Gözlerim nasıl nasıl doldu, ah bir bilseniz sevgili dostum benim.
Hayat ve mevsimlere b/öldüğümüz...
Duygular sıradan addedilen ama her birimizin ayrı ayrı tanık olduğu ve evet, acının ne ırkı var ne cinsiyeti ve hayatı idame ettirirken zorlanmak bir yana gücümüz nasıl oluyor da tükenmiyor?
Sevgi ve umut ve de inanç.
Güzel yaşanmışlıklar dünde kalan ve hala avuçluyoruz kalıntılarını.
Cansınız can can.
Çok teşekkür ediyorum.
Değerlerimiz ve tüm sevdiklerimiz ve ben sadece dua edip yazıp umut besliyorum: yalnız kendi adıma değil tüm gönül dostlarım adına ve yüreğimde biriktirdiğim tüm güzel insanları sevgiyle ve huzurla anarken.
Değerli ve kocaman bir yürek ve benim ta yanı başımda ve nice güzellikler ve güzel insanlar da peşi sıra.
Tüm tüm güzellikler sizinle olsun e mi canım dostum benim...
Tüm tüm sevgimle.
Varlığınız çok başka ve çok değerli.
İyi ki de
Gün seçkisini Tebrik ederim sevgili Yıldız Hanım, sevgilerimle...
Çok teşekkür ediyorum.
Sevgim sizinle
Çok teşekkür ediyorum değerli Seçki Kuruluna ve tüm gönül dostlarıma.

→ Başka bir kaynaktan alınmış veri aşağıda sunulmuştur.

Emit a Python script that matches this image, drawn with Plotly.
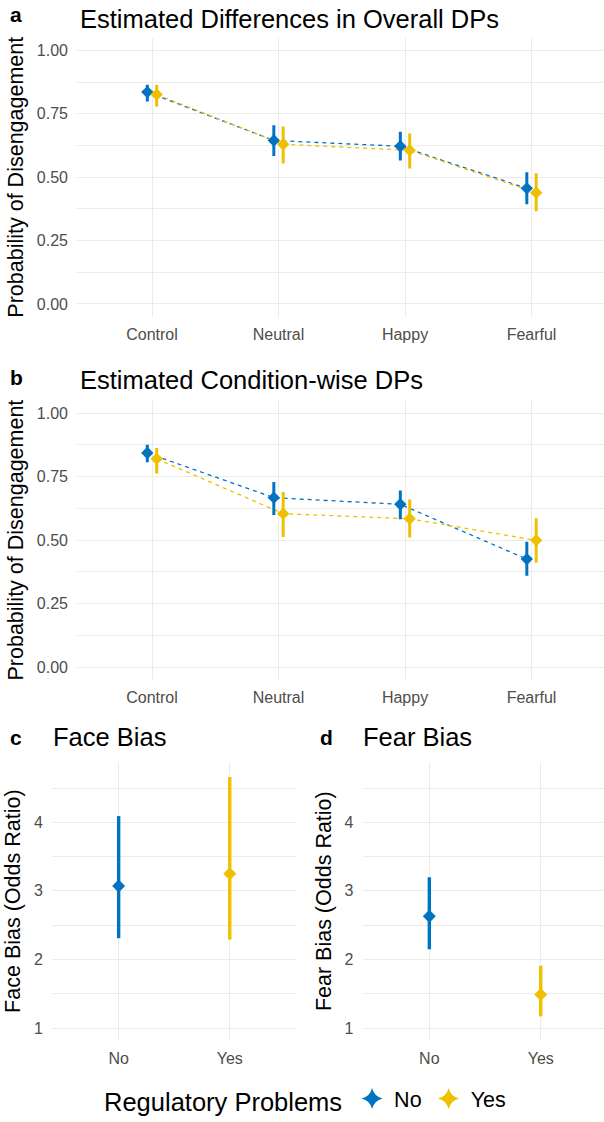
import plotly.graph_objects as go

# ---------------- data ----------------
conditions = ["Control", "Neutral", "Happy", "Fearful"]
groups = ["No", "Yes"]

# Panel a: Estimated Differences in Overall DPs
a_no_est = [0.836, 0.645, 0.622, 0.456]
a_no_lo = [0.799, 0.584, 0.566, 0.393]
a_no_hi = [0.865, 0.705, 0.679, 0.520]
a_yes_est = [0.826, 0.630, 0.606, 0.439]
a_yes_lo = [0.779, 0.554, 0.534, 0.366]
a_yes_hi = [0.865, 0.700, 0.672, 0.516]

# Panel b: Estimated Condition-wise DPs
b_no_est = [0.843, 0.667, 0.641, 0.425]
b_no_lo = [0.807, 0.599, 0.582, 0.360]
b_no_hi = [0.876, 0.729, 0.695, 0.493]
b_yes_est = [0.820, 0.604, 0.584, 0.499]
b_yes_lo = [0.762, 0.512, 0.510, 0.412]
b_yes_hi = [0.863, 0.689, 0.660, 0.586]

# Panel c: Face Bias (odds ratio)
face_est = [3.07, 3.25]
face_lo = [2.31, 2.29]
face_hi = [4.09, 4.66]

# Panel d: Fear Bias (odds ratio)
fear_est = [2.63, 1.49]
fear_lo = [2.15, 1.17]
fear_hi = [3.20, 1.91]

# ---------------- style ----------------
W, H = 604, 1122
BLUE = "#0073C2"
YELLOW = "#EFC000"
GRID = "#EBEBEB"
TICK = "#4D4D4D"
FONT = "Liberation Sans, Arial, sans-serif"
DODGE = 0.037


def px_x(p):
    return p / W


def px_y(p):
    return 1 - p / H


fig = go.Figure()


def add_panel(xa, ya, est_no, lo_no, hi_no, est_yes, lo_yes, hi_yes):
    idx = list(range(1, len(conditions) + 1))
    x_no = [i - DODGE for i in idx]
    x_yes = [i + DODGE for i in idx]
    for xs, est, col in ((x_no, est_no, BLUE), (x_yes, est_yes, YELLOW)):
        fig.add_trace(go.Scatter(
            x=xs, y=est, mode="lines", xaxis=xa, yaxis=ya,
            line=dict(color=col, width=1.3, dash="4px,4px"),
            showlegend=False, hoverinfo="skip"))
    for xs, est, lo, hi, col in ((x_no, est_no, lo_no, hi_no, BLUE),
                                 (x_yes, est_yes, lo_yes, hi_yes, YELLOW)):
        fig.add_trace(go.Scatter(
            x=xs, y=est, mode="markers", xaxis=xa, yaxis=ya,
            marker=dict(symbol="diamond", size=9.5, color=col),
            error_y=dict(type="data", symmetric=False,
                         array=[h - e for h, e in zip(hi, est)],
                         arrayminus=[e - l for e, l in zip(est, lo)],
                         color=col, thickness=3, width=0),
            showlegend=False))


add_panel("x", "y", a_no_est, a_no_lo, a_no_hi, a_yes_est, a_yes_lo, a_yes_hi)
add_panel("x2", "y2", b_no_est, b_no_lo, b_no_hi, b_yes_est, b_yes_lo, b_yes_hi)

# panels c and d
for xa, ya, est, lo, hi in (("x3", "y3", face_est, face_lo, face_hi),
                            ("x4", "y4", fear_est, fear_lo, fear_hi)):
    for k, (g, col) in enumerate(zip(groups, (BLUE, YELLOW))):
        fig.add_trace(go.Scatter(
            x=[k + 1], y=[est[k]], mode="markers", xaxis=xa, yaxis=ya,
            marker=dict(symbol="diamond", size=10, color=col),
            error_y=dict(type="data", symmetric=False,
                         array=[hi[k] - est[k]], arrayminus=[est[k] - lo[k]],
                         color=col, thickness=3.4, width=0),
            showlegend=False))

# legend entries
for g, col in zip(groups, (BLUE, YELLOW)):
    fig.add_trace(go.Scatter(
        x=[None], y=[None], mode="markers", xaxis="x3", yaxis="y3",
        marker=dict(symbol="star-diamond", size=15, color=col),
        name=g, showlegend=True))

common_x = dict(showgrid=True, gridcolor=GRID, gridwidth=1.4, zeroline=False,
                showline=False, ticks="", tickfont=dict(size=16, color=TICK, family=FONT),
                ticklabelstandoff=6, fixedrange=True)
common_y = dict(showgrid=True, gridcolor=GRID, gridwidth=1.4, zeroline=False,
                showline=False, ticks="", tickfont=dict(size=16, color=TICK, family=FONT),
                ticklabelstandoff=8, fixedrange=True)

ab_y_ticks = [0, 0.25, 0.5, 0.75, 1.0]
ab_y_minor = [0.125, 0.375, 0.625, 0.875]
cd_y_ticks = [1, 2, 3, 4]
cd_y_minor = [1.5, 2.5, 3.5, 4.5]

fig.update_layout(
    width=W, height=H, margin=dict(l=0, r=0, t=0, b=0),
    paper_bgcolor="white", plot_bgcolor="white",
    font=dict(family=FONT, color="black"),
    xaxis=dict(common_x, domain=[px_x(77), 1], range=[0.407, 4.573], anchor="y",
               tickvals=[1, 2, 3, 4], ticktext=conditions),
    yaxis=dict(common_y, domain=[px_y(318), px_y(38)], range=[-0.05, 1.05], anchor="x",
               tickvals=ab_y_ticks, ticktext=["%.2f" % v for v in ab_y_ticks],
               minor=dict(showgrid=True, gridcolor=GRID, gridwidth=0.8, tickvals=ab_y_minor),
               title=dict(text="Probability of Disengagement", font=dict(size=21.5, color="black"), standoff=7)),
    xaxis2=dict(common_x, domain=[px_x(77), 1], range=[0.407, 4.573], anchor="y2",
                tickvals=[1, 2, 3, 4], ticktext=conditions),
    yaxis2=dict(common_y, domain=[px_y(682.75), px_y(402.25)], range=[-0.05, 1.05], anchor="x2",
                tickvals=ab_y_ticks, ticktext=["%.2f" % v for v in ab_y_ticks],
                minor=dict(showgrid=True, gridcolor=GRID, gridwidth=0.8, tickvals=ab_y_minor),
                title=dict(text="Probability of Disengagement", font=dict(size=21.5, color="black"), standoff=7)),
    xaxis3=dict(common_x, domain=[px_x(52), px_x(296.4)], range=[0.4, 2.6], anchor="y3",
                tickvals=[1, 2], ticktext=groups),
    yaxis3=dict(common_y, domain=[px_y(1045.4), px_y(765)], range=[0.815, 4.885], anchor="x3",
                tickvals=cd_y_ticks, ticktext=[str(v) for v in cd_y_ticks],
                minor=dict(showgrid=True, gridcolor=GRID, gridwidth=0.8, tickvals=cd_y_minor),
                title=dict(text="Face Bias (Odds Ratio)", font=dict(size=21.5, color="black"), standoff=7)),
    xaxis4=dict(common_x, domain=[px_x(362.5), 1], range=[0.4, 2.568], anchor="y4",
                tickvals=[1, 2], ticktext=groups),
    yaxis4=dict(common_y, domain=[px_y(1045.4), px_y(765)], range=[0.815, 4.885], anchor="x4",
                tickvals=cd_y_ticks, ticktext=[str(v) for v in cd_y_ticks],
                minor=dict(showgrid=True, gridcolor=GRID, gridwidth=0.8, tickvals=cd_y_minor),
                title=dict(text="Fear Bias (Odds Ratio)", font=dict(size=21.5, color="black"), standoff=7)),
    legend=dict(orientation="h", x=px_x(102), xanchor="left", y=px_y(1105), yanchor="middle",
                title=dict(text="Regulatory Problems", side="left", font=dict(size=25.5, color="black")),
                font=dict(size=21.5, color="black"), bgcolor="rgba(0,0,0,0)",
                itemwidth=34, tracegroupgap=0),
    showlegend=True,
)

# panel titles and tags
titles = [
    ("a", 8, 15, "Estimated Differences in Overall DPs", 78, 19.5),
    ("b", 8, 379, "Estimated Condition-wise DPs", 78, 381.5),
    ("c", 8, 741, "Face Bias", 51, 740.5),
    ("d", 318, 741, "Fear Bias", 361, 740.5),
]
for tag, tx, ty, title, x0, y0 in titles:
    fig.add_annotation(text="<b>%s</b>" % tag, x=px_x(tx), y=px_y(ty), xref="paper", yref="paper",
                       xanchor="left", yanchor="middle", showarrow=False,
                       font=dict(size=21, color="black", family=FONT))
    fig.add_annotation(text=title, x=px_x(x0), y=px_y(y0), xref="paper", yref="paper",
                       xanchor="left", yanchor="middle", showarrow=False,
                       font=dict(size=25.5, color="black", family=FONT))

fig.write_html("out.html",
               config={"displayModeBar": False},
               post_script="document.body.style.margin='0';document.body.style.overflow='hidden';")
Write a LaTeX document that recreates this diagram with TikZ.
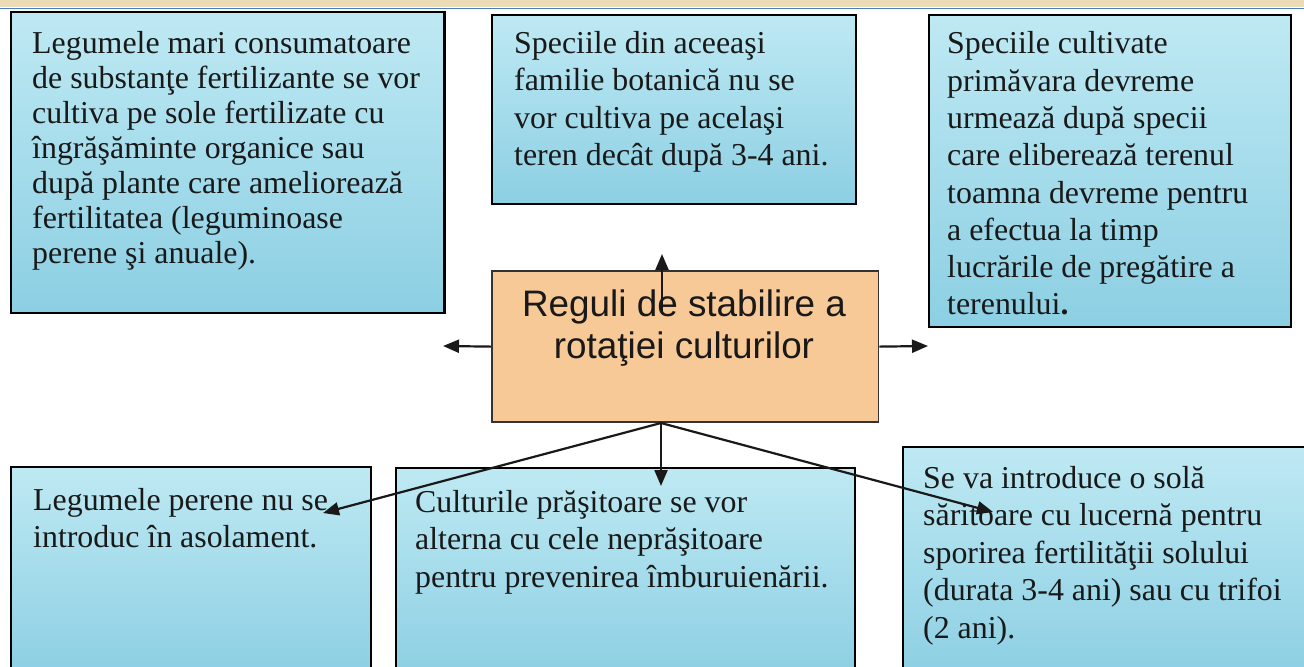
\documentclass[tikz,border=0pt]{standalone}
\usepackage{fontspec}
\setmainfont{Liberation Serif}
\newfontfamily\arialf{Liberation Sans}
\usetikzlibrary{arrows.meta,calc}
\definecolor{aqualight}{RGB}{190,233,243}
\definecolor{aquadark}{RGB}{140,207,227}
\definecolor{peach}{RGB}{247,201,150}
\definecolor{tanband}{RGB}{236,220,182}
\definecolor{blueline}{RGB}{70,125,195}
\definecolor{ink}{RGB}{25,25,25}
\begin{document}
\begin{tikzpicture}[x=1bp,y=-1bp,
  card/.style={draw=black,line width=2.2bp,top color=aqualight,bottom color=aquadark,inner sep=0,anchor=north west},
  cardtext/.style={anchor=base west,inner sep=0,align=left,text=ink,font=\fontsize{32}{37.5}\selectfont},
  hub/.style={draw=black!80,line width=1.8bp,fill=peach,inner sep=0,anchor=north west},
  link/.style={line width=2.2bp,draw=black!90,-{Triangle[length=16bp,width=13bp]}}
]
\useasboundingbox (0,0) rectangle (1304,666);
\clip (0,0) rectangle (1304,666);
\fill[white] (0,0) rectangle (1304,666);
% top band
\fill[tanband] (0,0) rectangle (1304,7.5);
\draw[blueline,line width=1.5bp] (0,8.5) -- (1304,8.5);

% cards
\node[card,minimum width=435,minimum height=302] (b1) at (10,11) {};
\node[card,minimum width=365,minimum height=190] (b2) at (491,14) {};
\node[card,minimum width=363,minimum height=313] (b3) at (928,14) {};
\node[card,minimum width=361,minimum height=210] (b4) at (10,466) {};
\node[card,minimum width=461,minimum height=210] (b5) at (395,467) {};
\node[card,minimum width=410,minimum height=230] (b6) at (902,446) {};
\node[hub,minimum width=388,minimum height=152] (c) at (491,270) {};

% texts (base anchor = baseline of the last line)
\node[cardtext,font=\fontsize{32}{35}\selectfont] (t1) at (32,263) {Legumele mari consumatoare\\de substanţe fertilizante se vor\\cultiva pe sole fertilizate cu\\îngrăşăminte organice sau\\după plante care ameliorează\\fertilitatea (leguminoase\\perene şi anuale).};
\node[cardtext] (t2) at (514,165.5) {Speciile din aceeaşi\\familie botanică nu se\\vor cultiva pe acelaşi\\teren decât după 3-4 ani.};
\node[cardtext,font=\fontsize{32}{37.4}\selectfont] (t3) at (947,314.8) {Speciile cultivate\\primăvara devreme\\urmează după specii\\care eliberează terenul\\toamna devreme pentru\\a efectua la timp\\lucrările de pregătire a\\terenului\textbf{.}};
\node[cardtext] (t4) at (33,547.5) {Legumele perene nu se\\introduc în asolament.};
\node[cardtext] (t5) at (415,587) {Culturile prăşitoare se vor\\alterna cu cele neprăşitoare\\pentru prevenirea îmburuienării.};
\node[cardtext] (t6) at (923,638) {Se va introduce o solă\\săritoare cu lucernă pentru\\sporirea fertilităţii solului\\(durata 3-4 ani) sau cu trifoi\\(2 ani).};
\node[anchor=base,inner sep=0,align=center,text=ink,font=\arialf\fontsize{37}{42}\selectfont] (ct) at (684,358) {Reguli de stabilire a\\rotaţiei culturilor};

% connector ends
\coordinate (cUp) at (662,312);
\coordinate (upTip) at (662,254);
\coordinate (leftTip) at (443,346);
\coordinate (rightTip) at (928,346);
\coordinate (cBot) at (661,423);
\coordinate (downTip) at (661,486);
\coordinate (dlTip) at (323,513);
\coordinate (drTip) at (993,512);

\draw[link] (cUp) -- (upTip);
\draw[link] (c.west) -- (leftTip);
\draw[link] (c.east) -- (rightTip);
\draw[link] (cBot) -- (downTip);
\draw[link] (cBot) -- (dlTip);
\draw[link] (cBot) -- (drTip);
\end{tikzpicture}
\end{document}
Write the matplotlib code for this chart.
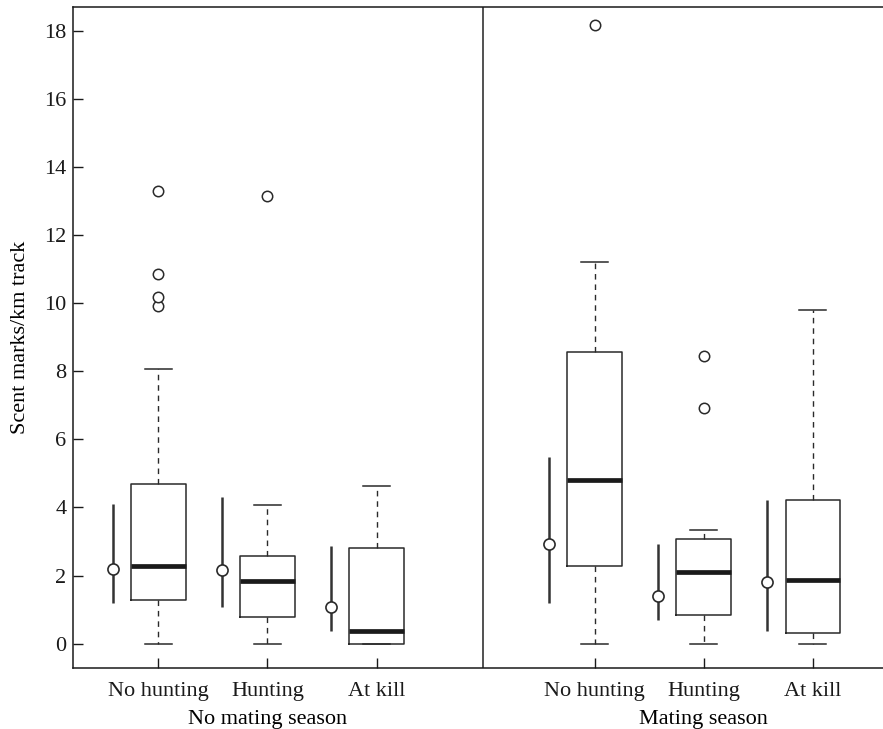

Sevgilerimle yürek dolusu.
Hayırlı akşamlar diliyorum herkese.
Ve sorumlu olduğum: elbette sevmek ve düş gücüme yansıyan bir şevk ile kendimi unutmak ki ben ne zaman düşsem aşka kendimden uzaklaşırım ve ne zamanki kendimi unutsam dünyanın en mutlu insanıyım. Hem neden yazdığımı sanıyorsun ki, sevgili dostum?
Kandiliin mübarek olsun arkadaşım sevgilerimle...
Canım arkadaşım benim, sağ ol çok sağ ol.
Kandilin mübarek olsun.
Hep hep sevgimlesin.
Yüreğin dert görmesin asla.
dost emeğine kalemine yüreğine sağlık selam ve saygılar
Teşekkürler yürek dolusu. Selam ve saygılarımla dostum.